PROBLEM: Leaving the pictures out, print the lines from the first line of the listing through the line containing "(g47) at (419.5,600.5)", exactly as they read, and no others.

** BEGIN SUPPLIED DATA **

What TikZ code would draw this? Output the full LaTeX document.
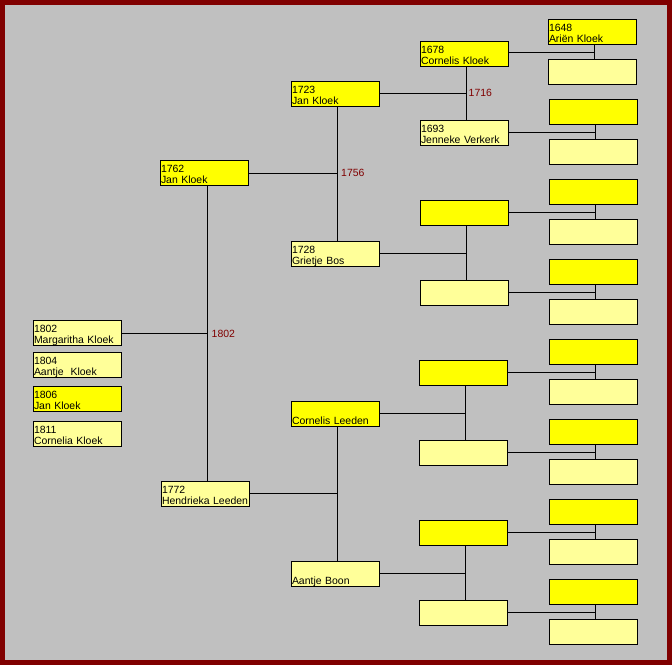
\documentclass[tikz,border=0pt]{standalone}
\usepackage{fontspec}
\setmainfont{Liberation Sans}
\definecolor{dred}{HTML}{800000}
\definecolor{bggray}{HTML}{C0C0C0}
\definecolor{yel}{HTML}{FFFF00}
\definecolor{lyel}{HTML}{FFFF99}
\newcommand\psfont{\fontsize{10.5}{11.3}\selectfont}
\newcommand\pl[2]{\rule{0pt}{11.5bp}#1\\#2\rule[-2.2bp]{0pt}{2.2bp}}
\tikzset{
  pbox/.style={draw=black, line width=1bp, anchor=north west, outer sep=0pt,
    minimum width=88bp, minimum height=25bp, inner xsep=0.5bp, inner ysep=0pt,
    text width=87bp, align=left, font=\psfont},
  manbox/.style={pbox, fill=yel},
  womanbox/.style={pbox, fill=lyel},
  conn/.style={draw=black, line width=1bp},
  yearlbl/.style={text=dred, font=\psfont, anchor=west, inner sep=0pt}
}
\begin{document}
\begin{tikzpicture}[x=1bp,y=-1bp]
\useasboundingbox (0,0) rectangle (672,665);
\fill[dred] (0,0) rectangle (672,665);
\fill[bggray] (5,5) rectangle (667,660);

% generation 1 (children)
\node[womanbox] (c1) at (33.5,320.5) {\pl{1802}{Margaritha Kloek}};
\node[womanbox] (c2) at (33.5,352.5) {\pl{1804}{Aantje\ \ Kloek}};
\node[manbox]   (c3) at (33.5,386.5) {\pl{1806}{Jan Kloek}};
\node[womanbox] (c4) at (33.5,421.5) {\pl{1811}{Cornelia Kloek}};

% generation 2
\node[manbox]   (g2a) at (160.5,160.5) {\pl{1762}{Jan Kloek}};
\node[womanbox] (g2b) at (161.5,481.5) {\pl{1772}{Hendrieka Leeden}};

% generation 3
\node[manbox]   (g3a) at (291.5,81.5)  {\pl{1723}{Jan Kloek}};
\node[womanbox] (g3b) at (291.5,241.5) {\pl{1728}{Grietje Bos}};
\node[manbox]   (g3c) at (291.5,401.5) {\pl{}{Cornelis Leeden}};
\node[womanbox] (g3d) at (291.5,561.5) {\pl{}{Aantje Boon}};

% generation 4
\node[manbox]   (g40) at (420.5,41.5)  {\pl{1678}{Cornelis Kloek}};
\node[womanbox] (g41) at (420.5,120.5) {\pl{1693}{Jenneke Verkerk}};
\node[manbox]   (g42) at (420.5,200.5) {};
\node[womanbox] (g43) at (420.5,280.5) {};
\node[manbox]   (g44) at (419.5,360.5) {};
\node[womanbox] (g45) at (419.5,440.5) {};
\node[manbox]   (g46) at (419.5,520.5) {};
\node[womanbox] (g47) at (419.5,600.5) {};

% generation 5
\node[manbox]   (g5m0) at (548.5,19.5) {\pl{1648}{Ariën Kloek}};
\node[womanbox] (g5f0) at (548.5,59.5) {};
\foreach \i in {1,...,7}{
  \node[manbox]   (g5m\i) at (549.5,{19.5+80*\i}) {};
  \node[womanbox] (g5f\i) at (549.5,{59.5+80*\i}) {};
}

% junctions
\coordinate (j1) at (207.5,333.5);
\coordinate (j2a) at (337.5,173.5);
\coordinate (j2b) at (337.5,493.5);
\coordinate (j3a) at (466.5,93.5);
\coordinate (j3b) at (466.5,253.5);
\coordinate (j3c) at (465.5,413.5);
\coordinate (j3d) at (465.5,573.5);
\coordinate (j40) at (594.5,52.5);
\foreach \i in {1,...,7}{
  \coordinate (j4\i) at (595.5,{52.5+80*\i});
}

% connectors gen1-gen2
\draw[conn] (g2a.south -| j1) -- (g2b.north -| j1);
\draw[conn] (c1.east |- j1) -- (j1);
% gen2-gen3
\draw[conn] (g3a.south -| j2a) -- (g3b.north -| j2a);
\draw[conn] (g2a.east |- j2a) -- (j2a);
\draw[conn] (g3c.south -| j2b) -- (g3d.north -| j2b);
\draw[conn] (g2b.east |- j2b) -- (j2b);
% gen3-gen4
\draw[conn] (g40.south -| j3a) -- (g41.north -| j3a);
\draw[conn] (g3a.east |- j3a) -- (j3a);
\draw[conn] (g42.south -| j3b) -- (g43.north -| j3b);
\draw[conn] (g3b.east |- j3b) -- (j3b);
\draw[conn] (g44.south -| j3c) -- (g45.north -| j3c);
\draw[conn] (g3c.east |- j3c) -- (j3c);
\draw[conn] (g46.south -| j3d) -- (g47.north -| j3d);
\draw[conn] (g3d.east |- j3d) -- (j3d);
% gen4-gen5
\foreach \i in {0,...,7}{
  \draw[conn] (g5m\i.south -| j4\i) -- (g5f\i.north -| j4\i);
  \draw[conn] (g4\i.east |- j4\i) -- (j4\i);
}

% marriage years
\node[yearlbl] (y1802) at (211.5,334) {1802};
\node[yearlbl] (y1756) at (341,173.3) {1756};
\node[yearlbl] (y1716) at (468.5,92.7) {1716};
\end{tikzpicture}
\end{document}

** END SUPPLIED DATA **

COMPLETE ANSWER:
What TikZ code would draw this? Output the full LaTeX document.
\documentclass[tikz,border=0pt]{standalone}
\usepackage{fontspec}
\setmainfont{Liberation Sans}
\definecolor{dred}{HTML}{800000}
\definecolor{bggray}{HTML}{C0C0C0}
\definecolor{yel}{HTML}{FFFF00}
\definecolor{lyel}{HTML}{FFFF99}
\newcommand\psfont{\fontsize{10.5}{11.3}\selectfont}
\newcommand\pl[2]{\rule{0pt}{11.5bp}#1\\#2\rule[-2.2bp]{0pt}{2.2bp}}
\tikzset{
  pbox/.style={draw=black, line width=1bp, anchor=north west, outer sep=0pt,
    minimum width=88bp, minimum height=25bp, inner xsep=0.5bp, inner ysep=0pt,
    text width=87bp, align=left, font=\psfont},
  manbox/.style={pbox, fill=yel},
  womanbox/.style={pbox, fill=lyel},
  conn/.style={draw=black, line width=1bp},
  yearlbl/.style={text=dred, font=\psfont, anchor=west, inner sep=0pt}
}
\begin{document}
\begin{tikzpicture}[x=1bp,y=-1bp]
\useasboundingbox (0,0) rectangle (672,665);
\fill[dred] (0,0) rectangle (672,665);
\fill[bggray] (5,5) rectangle (667,660);

% generation 1 (children)
\node[womanbox] (c1) at (33.5,320.5) {\pl{1802}{Margaritha Kloek}};
\node[womanbox] (c2) at (33.5,352.5) {\pl{1804}{Aantje\ \ Kloek}};
\node[manbox]   (c3) at (33.5,386.5) {\pl{1806}{Jan Kloek}};
\node[womanbox] (c4) at (33.5,421.5) {\pl{1811}{Cornelia Kloek}};

% generation 2
\node[manbox]   (g2a) at (160.5,160.5) {\pl{1762}{Jan Kloek}};
\node[womanbox] (g2b) at (161.5,481.5) {\pl{1772}{Hendrieka Leeden}};

% generation 3
\node[manbox]   (g3a) at (291.5,81.5)  {\pl{1723}{Jan Kloek}};
\node[womanbox] (g3b) at (291.5,241.5) {\pl{1728}{Grietje Bos}};
\node[manbox]   (g3c) at (291.5,401.5) {\pl{}{Cornelis Leeden}};
\node[womanbox] (g3d) at (291.5,561.5) {\pl{}{Aantje Boon}};

% generation 4
\node[manbox]   (g40) at (420.5,41.5)  {\pl{1678}{Cornelis Kloek}};
\node[womanbox] (g41) at (420.5,120.5) {\pl{1693}{Jenneke Verkerk}};
\node[manbox]   (g42) at (420.5,200.5) {};
\node[womanbox] (g43) at (420.5,280.5) {};
\node[manbox]   (g44) at (419.5,360.5) {};
\node[womanbox] (g45) at (419.5,440.5) {};
\node[manbox]   (g46) at (419.5,520.5) {};
\node[womanbox] (g47) at (419.5,600.5) {};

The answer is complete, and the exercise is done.